▶ _AIM OF THE TASK_:
Up to and including the line containing "equilibria = [(-xs_eq, line_y), (xs_eq, line_y), (0.0, line_y)]", please reproduce the lines of the listing below, starting from the top.

▶ _THE DATA_:
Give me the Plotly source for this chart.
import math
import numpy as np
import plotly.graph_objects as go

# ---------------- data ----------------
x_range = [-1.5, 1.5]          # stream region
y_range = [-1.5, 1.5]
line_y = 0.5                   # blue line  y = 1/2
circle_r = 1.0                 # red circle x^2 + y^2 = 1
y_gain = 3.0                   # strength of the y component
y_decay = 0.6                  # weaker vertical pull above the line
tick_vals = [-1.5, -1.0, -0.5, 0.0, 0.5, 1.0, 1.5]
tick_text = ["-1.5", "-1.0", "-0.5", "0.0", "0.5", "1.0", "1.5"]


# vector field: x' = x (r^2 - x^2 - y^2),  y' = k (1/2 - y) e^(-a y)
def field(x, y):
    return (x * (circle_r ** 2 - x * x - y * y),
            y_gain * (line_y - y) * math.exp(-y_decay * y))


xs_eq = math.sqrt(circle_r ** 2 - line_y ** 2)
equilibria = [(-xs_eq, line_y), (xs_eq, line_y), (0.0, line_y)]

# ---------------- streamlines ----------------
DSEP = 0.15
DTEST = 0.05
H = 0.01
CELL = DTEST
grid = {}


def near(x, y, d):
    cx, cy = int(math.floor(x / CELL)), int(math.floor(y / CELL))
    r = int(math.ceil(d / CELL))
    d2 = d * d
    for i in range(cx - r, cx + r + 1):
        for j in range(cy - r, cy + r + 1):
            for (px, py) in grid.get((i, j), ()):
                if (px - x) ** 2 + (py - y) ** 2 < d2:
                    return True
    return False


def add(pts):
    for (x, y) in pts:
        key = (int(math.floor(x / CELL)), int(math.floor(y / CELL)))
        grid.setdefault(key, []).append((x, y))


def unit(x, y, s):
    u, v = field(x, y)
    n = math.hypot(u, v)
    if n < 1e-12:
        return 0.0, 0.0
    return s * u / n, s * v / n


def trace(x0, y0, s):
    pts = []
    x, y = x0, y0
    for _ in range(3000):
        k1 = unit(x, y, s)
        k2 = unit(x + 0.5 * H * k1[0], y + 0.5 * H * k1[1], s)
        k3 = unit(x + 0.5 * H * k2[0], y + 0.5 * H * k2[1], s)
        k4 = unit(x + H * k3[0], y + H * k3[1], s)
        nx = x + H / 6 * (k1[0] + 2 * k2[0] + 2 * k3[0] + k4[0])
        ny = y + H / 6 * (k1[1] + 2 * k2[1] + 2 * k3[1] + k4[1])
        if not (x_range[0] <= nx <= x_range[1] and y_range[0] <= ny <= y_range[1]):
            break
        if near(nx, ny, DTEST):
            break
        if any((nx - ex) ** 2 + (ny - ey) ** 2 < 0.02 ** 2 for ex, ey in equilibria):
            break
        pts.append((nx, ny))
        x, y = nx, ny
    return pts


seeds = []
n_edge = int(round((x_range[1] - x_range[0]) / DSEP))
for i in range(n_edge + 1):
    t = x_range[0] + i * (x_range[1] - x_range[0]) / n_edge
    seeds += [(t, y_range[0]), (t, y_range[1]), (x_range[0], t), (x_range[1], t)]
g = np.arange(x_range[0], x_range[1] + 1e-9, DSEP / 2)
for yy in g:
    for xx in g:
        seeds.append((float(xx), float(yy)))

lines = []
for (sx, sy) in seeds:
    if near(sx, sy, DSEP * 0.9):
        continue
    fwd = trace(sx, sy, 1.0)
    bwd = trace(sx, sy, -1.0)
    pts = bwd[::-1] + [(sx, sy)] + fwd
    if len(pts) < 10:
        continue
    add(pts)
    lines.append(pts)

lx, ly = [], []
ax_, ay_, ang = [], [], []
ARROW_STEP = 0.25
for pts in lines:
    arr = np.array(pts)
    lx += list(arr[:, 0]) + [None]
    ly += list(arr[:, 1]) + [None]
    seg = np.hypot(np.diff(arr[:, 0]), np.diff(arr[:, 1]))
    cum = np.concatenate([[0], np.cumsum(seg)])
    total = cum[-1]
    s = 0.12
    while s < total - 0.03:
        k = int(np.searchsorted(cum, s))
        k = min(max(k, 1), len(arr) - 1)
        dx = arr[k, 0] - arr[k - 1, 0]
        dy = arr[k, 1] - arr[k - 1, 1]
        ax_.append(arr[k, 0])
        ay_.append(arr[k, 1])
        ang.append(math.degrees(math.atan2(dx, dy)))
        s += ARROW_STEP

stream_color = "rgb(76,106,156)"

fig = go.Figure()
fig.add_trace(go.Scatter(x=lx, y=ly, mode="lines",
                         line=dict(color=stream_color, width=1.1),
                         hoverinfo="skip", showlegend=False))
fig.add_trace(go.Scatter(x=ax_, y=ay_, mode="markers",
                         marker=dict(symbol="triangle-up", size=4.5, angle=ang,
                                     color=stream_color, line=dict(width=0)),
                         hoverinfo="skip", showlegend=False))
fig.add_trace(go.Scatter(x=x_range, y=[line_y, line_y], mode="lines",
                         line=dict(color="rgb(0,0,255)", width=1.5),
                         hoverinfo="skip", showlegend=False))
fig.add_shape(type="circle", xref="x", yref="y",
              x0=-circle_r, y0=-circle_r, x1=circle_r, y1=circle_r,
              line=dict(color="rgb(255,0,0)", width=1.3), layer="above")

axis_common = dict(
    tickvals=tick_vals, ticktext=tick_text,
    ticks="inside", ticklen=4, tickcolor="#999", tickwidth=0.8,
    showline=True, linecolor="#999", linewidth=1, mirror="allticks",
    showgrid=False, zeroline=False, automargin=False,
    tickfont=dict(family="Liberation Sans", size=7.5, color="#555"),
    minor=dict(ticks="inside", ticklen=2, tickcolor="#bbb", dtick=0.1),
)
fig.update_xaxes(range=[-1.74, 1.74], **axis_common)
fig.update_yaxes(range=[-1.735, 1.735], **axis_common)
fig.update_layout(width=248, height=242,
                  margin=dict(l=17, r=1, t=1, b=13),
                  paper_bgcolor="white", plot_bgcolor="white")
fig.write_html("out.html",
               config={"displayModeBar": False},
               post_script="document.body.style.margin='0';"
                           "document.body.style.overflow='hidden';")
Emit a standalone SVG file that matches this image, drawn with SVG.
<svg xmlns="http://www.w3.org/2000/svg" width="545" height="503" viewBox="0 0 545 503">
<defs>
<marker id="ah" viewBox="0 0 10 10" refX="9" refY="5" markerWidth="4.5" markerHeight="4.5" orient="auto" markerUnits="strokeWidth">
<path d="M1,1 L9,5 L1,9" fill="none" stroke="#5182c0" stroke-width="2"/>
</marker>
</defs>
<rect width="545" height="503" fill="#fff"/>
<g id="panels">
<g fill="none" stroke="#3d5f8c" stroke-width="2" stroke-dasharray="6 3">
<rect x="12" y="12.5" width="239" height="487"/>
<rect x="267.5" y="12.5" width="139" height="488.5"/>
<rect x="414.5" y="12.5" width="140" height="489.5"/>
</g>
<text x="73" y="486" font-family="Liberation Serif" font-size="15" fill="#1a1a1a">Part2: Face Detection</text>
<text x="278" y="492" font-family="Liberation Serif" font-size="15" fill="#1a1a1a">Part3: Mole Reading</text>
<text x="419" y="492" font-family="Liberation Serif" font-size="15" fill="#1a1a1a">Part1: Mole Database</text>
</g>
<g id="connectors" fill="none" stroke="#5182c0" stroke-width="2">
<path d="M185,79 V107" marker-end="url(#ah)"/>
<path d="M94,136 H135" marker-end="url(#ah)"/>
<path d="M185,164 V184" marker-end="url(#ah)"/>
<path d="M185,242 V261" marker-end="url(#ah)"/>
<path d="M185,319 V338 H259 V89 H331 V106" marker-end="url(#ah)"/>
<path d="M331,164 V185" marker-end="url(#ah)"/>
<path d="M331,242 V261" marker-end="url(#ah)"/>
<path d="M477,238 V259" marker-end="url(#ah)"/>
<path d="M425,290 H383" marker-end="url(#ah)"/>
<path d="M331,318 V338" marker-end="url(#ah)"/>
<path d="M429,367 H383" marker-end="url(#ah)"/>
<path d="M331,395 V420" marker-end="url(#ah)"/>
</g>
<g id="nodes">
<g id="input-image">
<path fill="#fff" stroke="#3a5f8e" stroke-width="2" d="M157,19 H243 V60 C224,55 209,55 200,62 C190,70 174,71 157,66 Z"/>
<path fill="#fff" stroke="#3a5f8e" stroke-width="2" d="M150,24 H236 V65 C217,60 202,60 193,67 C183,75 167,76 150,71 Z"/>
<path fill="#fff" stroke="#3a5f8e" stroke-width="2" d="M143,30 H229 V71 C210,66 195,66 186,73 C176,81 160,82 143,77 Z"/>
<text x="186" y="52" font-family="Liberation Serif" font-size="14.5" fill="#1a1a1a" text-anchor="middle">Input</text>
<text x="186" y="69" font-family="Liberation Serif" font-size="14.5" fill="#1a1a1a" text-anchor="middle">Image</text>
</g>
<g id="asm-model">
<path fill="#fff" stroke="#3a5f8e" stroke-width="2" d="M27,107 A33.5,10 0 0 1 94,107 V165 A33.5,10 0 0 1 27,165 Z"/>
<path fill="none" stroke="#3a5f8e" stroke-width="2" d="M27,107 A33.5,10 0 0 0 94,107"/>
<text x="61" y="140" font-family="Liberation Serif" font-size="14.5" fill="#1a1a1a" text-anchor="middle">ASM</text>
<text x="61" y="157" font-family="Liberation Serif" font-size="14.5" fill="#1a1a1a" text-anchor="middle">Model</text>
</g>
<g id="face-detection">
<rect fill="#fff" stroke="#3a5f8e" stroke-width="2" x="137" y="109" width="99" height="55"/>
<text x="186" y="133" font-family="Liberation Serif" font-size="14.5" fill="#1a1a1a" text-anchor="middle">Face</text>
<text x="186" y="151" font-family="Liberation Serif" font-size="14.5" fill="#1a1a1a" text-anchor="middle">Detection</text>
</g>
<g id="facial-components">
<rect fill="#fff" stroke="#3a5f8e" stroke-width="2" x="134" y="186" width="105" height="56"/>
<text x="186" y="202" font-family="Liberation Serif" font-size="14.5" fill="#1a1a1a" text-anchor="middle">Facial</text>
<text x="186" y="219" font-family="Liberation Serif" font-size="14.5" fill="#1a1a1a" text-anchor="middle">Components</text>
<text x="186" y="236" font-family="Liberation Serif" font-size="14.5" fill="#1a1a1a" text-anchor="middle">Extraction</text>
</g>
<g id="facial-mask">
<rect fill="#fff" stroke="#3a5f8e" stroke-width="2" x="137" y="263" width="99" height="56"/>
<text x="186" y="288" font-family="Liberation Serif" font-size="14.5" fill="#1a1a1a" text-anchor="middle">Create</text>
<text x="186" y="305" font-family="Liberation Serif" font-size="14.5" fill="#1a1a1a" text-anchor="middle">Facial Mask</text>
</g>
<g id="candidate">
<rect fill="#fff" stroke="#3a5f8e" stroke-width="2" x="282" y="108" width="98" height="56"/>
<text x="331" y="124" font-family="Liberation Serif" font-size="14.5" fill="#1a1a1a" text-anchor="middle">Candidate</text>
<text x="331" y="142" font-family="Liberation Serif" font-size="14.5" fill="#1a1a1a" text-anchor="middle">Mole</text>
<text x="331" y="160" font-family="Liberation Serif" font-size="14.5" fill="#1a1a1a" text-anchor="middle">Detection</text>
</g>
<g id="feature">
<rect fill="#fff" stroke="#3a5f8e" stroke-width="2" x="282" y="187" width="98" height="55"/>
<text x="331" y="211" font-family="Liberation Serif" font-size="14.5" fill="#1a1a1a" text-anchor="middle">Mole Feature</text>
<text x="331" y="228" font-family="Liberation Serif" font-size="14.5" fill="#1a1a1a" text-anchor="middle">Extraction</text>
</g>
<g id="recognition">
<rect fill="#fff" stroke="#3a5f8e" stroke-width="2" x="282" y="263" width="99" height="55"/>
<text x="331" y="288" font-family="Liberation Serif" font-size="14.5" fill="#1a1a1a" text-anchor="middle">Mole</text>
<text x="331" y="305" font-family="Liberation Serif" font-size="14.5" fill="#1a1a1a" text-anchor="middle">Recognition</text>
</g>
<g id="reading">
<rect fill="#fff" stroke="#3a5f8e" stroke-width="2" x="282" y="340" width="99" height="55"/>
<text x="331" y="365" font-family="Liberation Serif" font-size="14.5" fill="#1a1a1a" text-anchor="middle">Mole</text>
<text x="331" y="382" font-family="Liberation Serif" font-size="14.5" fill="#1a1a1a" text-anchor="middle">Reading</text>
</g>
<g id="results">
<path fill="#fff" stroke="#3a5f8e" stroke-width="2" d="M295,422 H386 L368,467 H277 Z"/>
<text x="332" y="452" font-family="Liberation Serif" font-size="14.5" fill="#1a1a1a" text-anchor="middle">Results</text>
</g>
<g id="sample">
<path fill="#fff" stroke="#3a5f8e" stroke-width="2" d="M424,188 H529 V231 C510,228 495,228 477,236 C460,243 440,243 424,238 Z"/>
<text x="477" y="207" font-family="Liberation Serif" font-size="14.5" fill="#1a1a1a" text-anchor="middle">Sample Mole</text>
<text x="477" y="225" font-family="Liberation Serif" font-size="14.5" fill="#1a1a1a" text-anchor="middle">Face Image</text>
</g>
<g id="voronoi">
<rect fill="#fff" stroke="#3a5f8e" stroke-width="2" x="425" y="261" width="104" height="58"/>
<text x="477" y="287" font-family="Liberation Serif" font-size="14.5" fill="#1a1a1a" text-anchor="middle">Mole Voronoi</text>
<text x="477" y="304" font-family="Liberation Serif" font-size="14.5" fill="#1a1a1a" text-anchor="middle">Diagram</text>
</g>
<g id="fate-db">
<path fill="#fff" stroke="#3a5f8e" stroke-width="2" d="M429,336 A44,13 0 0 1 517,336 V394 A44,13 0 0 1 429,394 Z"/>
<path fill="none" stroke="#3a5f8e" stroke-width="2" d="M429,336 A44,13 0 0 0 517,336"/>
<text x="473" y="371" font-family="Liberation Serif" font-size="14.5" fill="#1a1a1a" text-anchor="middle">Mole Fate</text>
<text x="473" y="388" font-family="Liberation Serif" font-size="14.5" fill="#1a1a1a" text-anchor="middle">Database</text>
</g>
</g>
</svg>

▶ _EXPECTED OUTPUT_:
Give me the Plotly source for this chart.
import math
import numpy as np
import plotly.graph_objects as go

# ---------------- data ----------------
x_range = [-1.5, 1.5]          # stream region
y_range = [-1.5, 1.5]
line_y = 0.5                   # blue line  y = 1/2
circle_r = 1.0                 # red circle x^2 + y^2 = 1
y_gain = 3.0                   # strength of the y component
y_decay = 0.6                  # weaker vertical pull above the line
tick_vals = [-1.5, -1.0, -0.5, 0.0, 0.5, 1.0, 1.5]
tick_text = ["-1.5", "-1.0", "-0.5", "0.0", "0.5", "1.0", "1.5"]


# vector field: x' = x (r^2 - x^2 - y^2),  y' = k (1/2 - y) e^(-a y)
def field(x, y):
    return (x * (circle_r ** 2 - x * x - y * y),
            y_gain * (line_y - y) * math.exp(-y_decay * y))


xs_eq = math.sqrt(circle_r ** 2 - line_y ** 2)
equilibria = [(-xs_eq, line_y), (xs_eq, line_y), (0.0, line_y)]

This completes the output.